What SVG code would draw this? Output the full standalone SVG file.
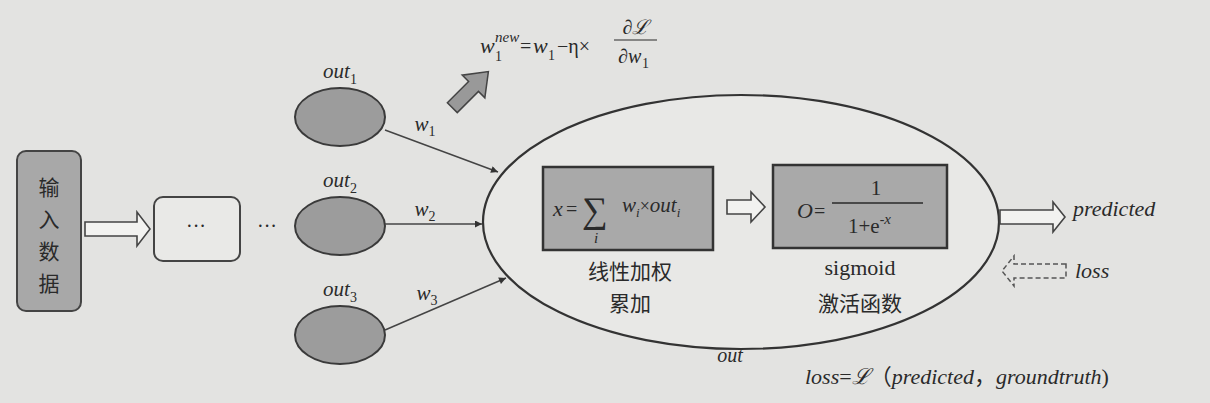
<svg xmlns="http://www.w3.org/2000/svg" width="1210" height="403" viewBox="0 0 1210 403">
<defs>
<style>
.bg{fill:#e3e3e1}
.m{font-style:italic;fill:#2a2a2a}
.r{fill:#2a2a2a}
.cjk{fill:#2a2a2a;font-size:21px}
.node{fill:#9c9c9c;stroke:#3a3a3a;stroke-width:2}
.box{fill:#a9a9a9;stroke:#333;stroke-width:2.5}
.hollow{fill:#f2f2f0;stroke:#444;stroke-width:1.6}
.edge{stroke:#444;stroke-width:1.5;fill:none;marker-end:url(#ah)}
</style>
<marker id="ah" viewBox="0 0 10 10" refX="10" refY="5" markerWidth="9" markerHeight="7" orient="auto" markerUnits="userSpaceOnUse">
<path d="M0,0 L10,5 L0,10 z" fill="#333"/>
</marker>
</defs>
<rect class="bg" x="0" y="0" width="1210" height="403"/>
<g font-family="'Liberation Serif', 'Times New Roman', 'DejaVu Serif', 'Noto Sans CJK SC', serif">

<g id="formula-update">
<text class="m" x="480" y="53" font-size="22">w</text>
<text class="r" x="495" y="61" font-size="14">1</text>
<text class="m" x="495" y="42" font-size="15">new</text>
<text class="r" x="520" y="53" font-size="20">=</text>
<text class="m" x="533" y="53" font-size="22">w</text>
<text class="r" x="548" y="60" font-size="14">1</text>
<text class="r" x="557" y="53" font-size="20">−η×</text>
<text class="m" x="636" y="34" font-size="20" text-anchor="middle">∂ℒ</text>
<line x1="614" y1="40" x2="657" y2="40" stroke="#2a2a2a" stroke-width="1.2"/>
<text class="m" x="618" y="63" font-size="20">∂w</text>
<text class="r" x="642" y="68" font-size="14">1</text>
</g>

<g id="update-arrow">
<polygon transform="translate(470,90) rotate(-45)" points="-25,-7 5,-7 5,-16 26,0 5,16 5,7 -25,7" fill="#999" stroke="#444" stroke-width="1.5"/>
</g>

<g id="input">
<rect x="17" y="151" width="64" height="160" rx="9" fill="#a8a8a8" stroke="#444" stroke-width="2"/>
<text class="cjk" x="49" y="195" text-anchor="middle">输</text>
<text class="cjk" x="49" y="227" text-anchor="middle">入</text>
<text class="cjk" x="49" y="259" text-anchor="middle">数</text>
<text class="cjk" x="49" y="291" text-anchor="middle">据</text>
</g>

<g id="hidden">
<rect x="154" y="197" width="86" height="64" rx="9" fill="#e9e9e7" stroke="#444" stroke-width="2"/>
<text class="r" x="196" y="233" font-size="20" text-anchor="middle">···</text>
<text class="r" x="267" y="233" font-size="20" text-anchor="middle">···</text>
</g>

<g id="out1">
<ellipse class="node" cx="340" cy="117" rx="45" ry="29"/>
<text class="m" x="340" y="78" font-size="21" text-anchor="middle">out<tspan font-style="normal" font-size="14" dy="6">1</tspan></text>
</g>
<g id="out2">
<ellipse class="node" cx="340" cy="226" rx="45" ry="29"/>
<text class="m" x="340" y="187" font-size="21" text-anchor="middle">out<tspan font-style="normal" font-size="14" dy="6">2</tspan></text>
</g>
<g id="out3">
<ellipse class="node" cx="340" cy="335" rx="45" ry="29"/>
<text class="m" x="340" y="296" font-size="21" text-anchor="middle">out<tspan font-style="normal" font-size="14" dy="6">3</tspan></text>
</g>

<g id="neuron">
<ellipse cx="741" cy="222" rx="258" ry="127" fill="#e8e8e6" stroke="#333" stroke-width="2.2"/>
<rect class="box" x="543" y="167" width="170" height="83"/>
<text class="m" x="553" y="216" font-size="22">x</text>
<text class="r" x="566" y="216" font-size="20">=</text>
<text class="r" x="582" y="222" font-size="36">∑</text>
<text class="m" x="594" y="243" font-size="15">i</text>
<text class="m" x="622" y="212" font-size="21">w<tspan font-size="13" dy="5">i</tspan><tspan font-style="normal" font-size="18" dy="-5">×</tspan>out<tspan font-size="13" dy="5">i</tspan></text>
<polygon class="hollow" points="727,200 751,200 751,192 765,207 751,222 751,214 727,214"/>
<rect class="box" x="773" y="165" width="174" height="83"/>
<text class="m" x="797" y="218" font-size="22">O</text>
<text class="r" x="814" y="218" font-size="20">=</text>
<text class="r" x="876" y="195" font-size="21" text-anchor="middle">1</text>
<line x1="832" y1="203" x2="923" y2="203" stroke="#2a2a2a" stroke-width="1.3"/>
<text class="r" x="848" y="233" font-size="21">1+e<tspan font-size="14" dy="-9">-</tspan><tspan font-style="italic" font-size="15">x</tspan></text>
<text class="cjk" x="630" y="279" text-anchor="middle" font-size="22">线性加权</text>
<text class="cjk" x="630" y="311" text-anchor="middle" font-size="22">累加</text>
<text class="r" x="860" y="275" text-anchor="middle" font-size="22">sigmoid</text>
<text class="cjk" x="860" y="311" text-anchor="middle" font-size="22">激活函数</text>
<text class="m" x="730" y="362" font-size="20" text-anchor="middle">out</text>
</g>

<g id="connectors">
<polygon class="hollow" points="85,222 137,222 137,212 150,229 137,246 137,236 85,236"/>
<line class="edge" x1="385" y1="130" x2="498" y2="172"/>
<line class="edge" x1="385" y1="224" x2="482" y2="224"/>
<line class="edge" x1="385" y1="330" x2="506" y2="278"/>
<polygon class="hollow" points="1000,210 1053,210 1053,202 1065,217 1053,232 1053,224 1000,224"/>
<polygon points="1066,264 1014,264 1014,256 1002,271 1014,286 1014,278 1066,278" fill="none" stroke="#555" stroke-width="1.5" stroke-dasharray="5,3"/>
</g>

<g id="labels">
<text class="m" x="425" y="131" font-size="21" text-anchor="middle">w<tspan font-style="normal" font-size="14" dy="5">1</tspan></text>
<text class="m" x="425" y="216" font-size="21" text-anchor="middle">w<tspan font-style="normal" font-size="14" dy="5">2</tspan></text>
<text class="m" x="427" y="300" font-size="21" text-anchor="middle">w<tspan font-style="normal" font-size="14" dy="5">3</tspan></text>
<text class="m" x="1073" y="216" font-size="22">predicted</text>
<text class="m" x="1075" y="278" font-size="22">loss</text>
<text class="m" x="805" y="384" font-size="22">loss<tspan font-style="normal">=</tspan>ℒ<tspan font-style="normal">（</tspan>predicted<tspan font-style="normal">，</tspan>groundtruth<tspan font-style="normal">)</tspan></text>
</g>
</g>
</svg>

◇ ◇ ◇ ◇ ◇

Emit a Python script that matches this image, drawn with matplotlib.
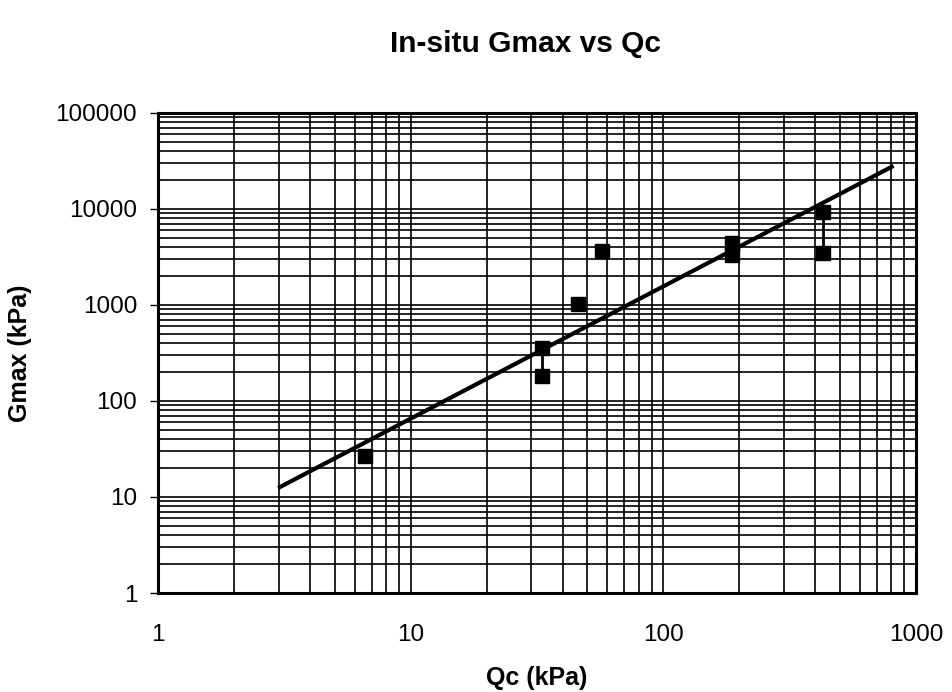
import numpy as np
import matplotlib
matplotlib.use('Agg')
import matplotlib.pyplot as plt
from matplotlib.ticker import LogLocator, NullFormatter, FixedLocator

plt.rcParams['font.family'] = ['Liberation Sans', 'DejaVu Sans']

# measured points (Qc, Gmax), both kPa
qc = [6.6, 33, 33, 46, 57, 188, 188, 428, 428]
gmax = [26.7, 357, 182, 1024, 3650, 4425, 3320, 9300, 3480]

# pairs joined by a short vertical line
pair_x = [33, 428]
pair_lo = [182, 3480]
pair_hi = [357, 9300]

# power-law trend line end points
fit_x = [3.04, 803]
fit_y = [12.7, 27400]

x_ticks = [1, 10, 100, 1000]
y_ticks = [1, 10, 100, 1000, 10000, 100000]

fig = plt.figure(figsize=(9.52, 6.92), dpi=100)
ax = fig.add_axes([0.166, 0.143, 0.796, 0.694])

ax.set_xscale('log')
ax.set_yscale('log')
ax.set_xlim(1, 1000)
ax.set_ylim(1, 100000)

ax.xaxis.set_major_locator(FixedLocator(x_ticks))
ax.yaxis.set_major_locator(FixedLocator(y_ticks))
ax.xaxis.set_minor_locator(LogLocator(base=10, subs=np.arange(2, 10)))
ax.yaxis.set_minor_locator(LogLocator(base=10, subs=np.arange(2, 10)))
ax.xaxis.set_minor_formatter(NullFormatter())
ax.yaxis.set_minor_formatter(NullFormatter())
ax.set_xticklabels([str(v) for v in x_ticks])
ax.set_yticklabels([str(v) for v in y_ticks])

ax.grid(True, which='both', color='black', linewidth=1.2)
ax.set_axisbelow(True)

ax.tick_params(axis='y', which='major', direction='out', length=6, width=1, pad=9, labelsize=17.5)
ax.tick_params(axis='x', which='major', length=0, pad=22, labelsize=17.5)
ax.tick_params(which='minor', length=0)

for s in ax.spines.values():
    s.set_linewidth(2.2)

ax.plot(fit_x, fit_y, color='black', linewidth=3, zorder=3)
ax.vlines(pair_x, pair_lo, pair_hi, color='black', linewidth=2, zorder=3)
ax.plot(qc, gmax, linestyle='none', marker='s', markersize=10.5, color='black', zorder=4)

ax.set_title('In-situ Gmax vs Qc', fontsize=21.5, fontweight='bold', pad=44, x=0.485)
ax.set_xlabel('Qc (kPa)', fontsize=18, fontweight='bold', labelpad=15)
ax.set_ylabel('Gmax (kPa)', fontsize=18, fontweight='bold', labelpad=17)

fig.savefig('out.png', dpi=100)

◇ ◇ ◇ ◇ ◇

▸ **WRITTEN PROBLEM**
Return exactly the lines from the one with "What SVG code" to the one with "Serif', 'Times New", both ends kept, and only those. Images are left out.

▸ **ANSWER TO THIS EXERCISE**
What SVG code would draw this? Output the full standalone SVG file.
<svg xmlns="http://www.w3.org/2000/svg" width="1210" height="403" viewBox="0 0 1210 403">
<defs>
<style>
.bg{fill:#e3e3e1}
.m{font-style:italic;fill:#2a2a2a}
.r{fill:#2a2a2a}
.cjk{fill:#2a2a2a;font-size:21px}
.node{fill:#9c9c9c;stroke:#3a3a3a;stroke-width:2}
.box{fill:#a9a9a9;stroke:#333;stroke-width:2.5}
.hollow{fill:#f2f2f0;stroke:#444;stroke-width:1.6}
.edge{stroke:#444;stroke-width:1.5;fill:none;marker-end:url(#ah)}
</style>
<marker id="ah" viewBox="0 0 10 10" refX="10" refY="5" markerWidth="9" markerHeight="7" orient="auto" markerUnits="userSpaceOnUse">
<path d="M0,0 L10,5 L0,10 z" fill="#333"/>
</marker>
</defs>
<rect class="bg" x="0" y="0" width="1210" height="403"/>
<g font-family="'Liberation Serif', 'Times New Roman', 'DejaVu Serif', 'Noto Sans CJK SC', serif">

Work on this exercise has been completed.